▸ PROBLEM TO WORK ON
Copy all the data exactly, except the pictures.
---+---
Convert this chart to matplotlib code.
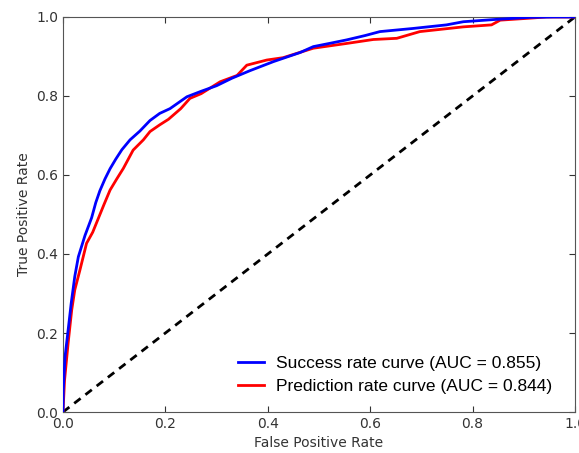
import matplotlib
matplotlib.use('Agg')
from matplotlib import pyplot as plt

# success rate curve (training data)
fpr_success = [0, 0.0006, 0.004, 0.010, 0.016, 0.023, 0.030, 0.043, 0.056, 0.064,
               0.072, 0.082, 0.092, 0.103, 0.115, 0.131, 0.150, 0.170, 0.189, 0.209,
               0.242, 0.270, 0.300, 0.330, 0.365, 0.411, 0.463, 0.489, 0.520, 0.554,
               0.590, 0.619, 0.684, 0.749, 0.782, 0.847, 0.912, 0.960, 1.0]
tpr_success = [0, 0.056, 0.140, 0.207, 0.275, 0.343, 0.393, 0.447, 0.492, 0.530,
               0.560, 0.590, 0.616, 0.640, 0.664, 0.689, 0.711, 0.738, 0.756, 0.768,
               0.798, 0.812, 0.826, 0.845, 0.864, 0.887, 0.910, 0.925, 0.933, 0.942,
               0.953, 0.963, 0.971, 0.980, 0.988, 0.994, 0.999, 1.0, 1.0]

# prediction rate curve (validation data)
fpr_pred = [0, 0.003, 0.010, 0.017, 0.023, 0.033, 0.046, 0.058, 0.069, 0.080,
            0.092, 0.105, 0.118, 0.137, 0.157, 0.170, 0.189, 0.206, 0.230, 0.248,
            0.270, 0.307, 0.340, 0.359, 0.398, 0.430, 0.489, 0.554, 0.606, 0.652,
            0.697, 0.782, 0.837, 0.854, 0.912, 0.944, 1.0]
tpr_pred = [0, 0.080, 0.174, 0.258, 0.309, 0.359, 0.427, 0.455, 0.490, 0.525,
            0.562, 0.590, 0.617, 0.663, 0.689, 0.710, 0.727, 0.741, 0.768, 0.794,
            0.806, 0.836, 0.852, 0.878, 0.891, 0.897, 0.921, 0.933, 0.943, 0.946,
            0.963, 0.975, 0.980, 0.992, 0.997, 1.0, 1.0]

auc_success = 0.855
auc_pred = 0.844

fig = plt.figure(figsize=(5.79, 4.53), dpi=100)
ax = fig.add_axes([0.1088, 0.0905, 0.8842, 0.872])

ax.plot(fpr_pred, tpr_pred, color='r', lw=2, zorder=2,
        label='Prediction rate curve (AUC = %0.3f)' % auc_pred)
ax.plot(fpr_success, tpr_success, color='b', lw=2, zorder=3,
        label='Success rate curve (AUC = %0.3f)' % auc_success)
ax.plot([0, 1], [0, 1], color='k', lw=2, linestyle=(0, (2.9, 2.2)), zorder=1)

ax.set_xlim(0, 1)
ax.set_ylim(0, 1)
ax.set_xticks([0, 0.2, 0.4, 0.6, 0.8, 1.0])
ax.set_yticks([0, 0.2, 0.4, 0.6, 0.8, 1.0])
ax.tick_params(direction='in', top=True, right=True, length=4,
               labelsize=10, colors='#333333', labelcolor='#333333')
for s in ax.spines.values():
    s.set_color('#555555')

ax.set_xlabel('False Positive Rate', fontsize=10, color='#333333')
ax.set_ylabel('True Positive Rate', fontsize=10, color='#333333')

handles, labels = ax.get_legend_handles_labels()
ax.legend(handles[::-1], labels[::-1], loc='lower right', frameon=False,
          bbox_to_anchor=(0.992, 0.0),
          prop={'family': 'Liberation Sans', 'size': 12.5},
          handlelength=1.5, handletextpad=0.7, labelspacing=0.45,
          borderaxespad=0.65)

fig.savefig('out.png', dpi=100)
---+---
▸ WRITTEN SOLUTION
Convert this chart to matplotlib code.
import matplotlib
matplotlib.use('Agg')
from matplotlib import pyplot as plt

# success rate curve (training data)
fpr_success = [0, 0.0006, 0.004, 0.010, 0.016, 0.023, 0.030, 0.043, 0.056, 0.064,
               0.072, 0.082, 0.092, 0.103, 0.115, 0.131, 0.150, 0.170, 0.189, 0.209,
               0.242, 0.270, 0.300, 0.330, 0.365, 0.411, 0.463, 0.489, 0.520, 0.554,
               0.590, 0.619, 0.684, 0.749, 0.782, 0.847, 0.912, 0.960, 1.0]
tpr_success = [0, 0.056, 0.140, 0.207, 0.275, 0.343, 0.393, 0.447, 0.492, 0.530,
               0.560, 0.590, 0.616, 0.640, 0.664, 0.689, 0.711, 0.738, 0.756, 0.768,
               0.798, 0.812, 0.826, 0.845, 0.864, 0.887, 0.910, 0.925, 0.933, 0.942,
               0.953, 0.963, 0.971, 0.980, 0.988, 0.994, 0.999, 1.0, 1.0]

# prediction rate curve (validation data)
fpr_pred = [0, 0.003, 0.010, 0.017, 0.023, 0.033, 0.046, 0.058, 0.069, 0.080,
            0.092, 0.105, 0.118, 0.137, 0.157, 0.170, 0.189, 0.206, 0.230, 0.248,
            0.270, 0.307, 0.340, 0.359, 0.398, 0.430, 0.489, 0.554, 0.606, 0.652,
            0.697, 0.782, 0.837, 0.854, 0.912, 0.944, 1.0]
tpr_pred = [0, 0.080, 0.174, 0.258, 0.309, 0.359, 0.427, 0.455, 0.490, 0.525,
            0.562, 0.590, 0.617, 0.663, 0.689, 0.710, 0.727, 0.741, 0.768, 0.794,
            0.806, 0.836, 0.852, 0.878, 0.891, 0.897, 0.921, 0.933, 0.943, 0.946,
            0.963, 0.975, 0.980, 0.992, 0.997, 1.0, 1.0]

auc_success = 0.855
auc_pred = 0.844

fig = plt.figure(figsize=(5.79, 4.53), dpi=100)
ax = fig.add_axes([0.1088, 0.0905, 0.8842, 0.872])

ax.plot(fpr_pred, tpr_pred, color='r', lw=2, zorder=2,
        label='Prediction rate curve (AUC = %0.3f)' % auc_pred)
ax.plot(fpr_success, tpr_success, color='b', lw=2, zorder=3,
        label='Success rate curve (AUC = %0.3f)' % auc_success)
ax.plot([0, 1], [0, 1], color='k', lw=2, linestyle=(0, (2.9, 2.2)), zorder=1)

ax.set_xlim(0, 1)
ax.set_ylim(0, 1)
ax.set_xticks([0, 0.2, 0.4, 0.6, 0.8, 1.0])
ax.set_yticks([0, 0.2, 0.4, 0.6, 0.8, 1.0])
ax.tick_params(direction='in', top=True, right=True, length=4,
               labelsize=10, colors='#333333', labelcolor='#333333')
for s in ax.spines.values():
    s.set_color('#555555')

ax.set_xlabel('False Positive Rate', fontsize=10, color='#333333')
ax.set_ylabel('True Positive Rate', fontsize=10, color='#333333')

handles, labels = ax.get_legend_handles_labels()
ax.legend(handles[::-1], labels[::-1], loc='lower right', frameon=False,
          bbox_to_anchor=(0.992, 0.0),
          prop={'family': 'Liberation Sans', 'size': 12.5},
          handlelength=1.5, handletextpad=0.7, labelspacing=0.45,
          borderaxespad=0.65)

fig.savefig('out.png', dpi=100)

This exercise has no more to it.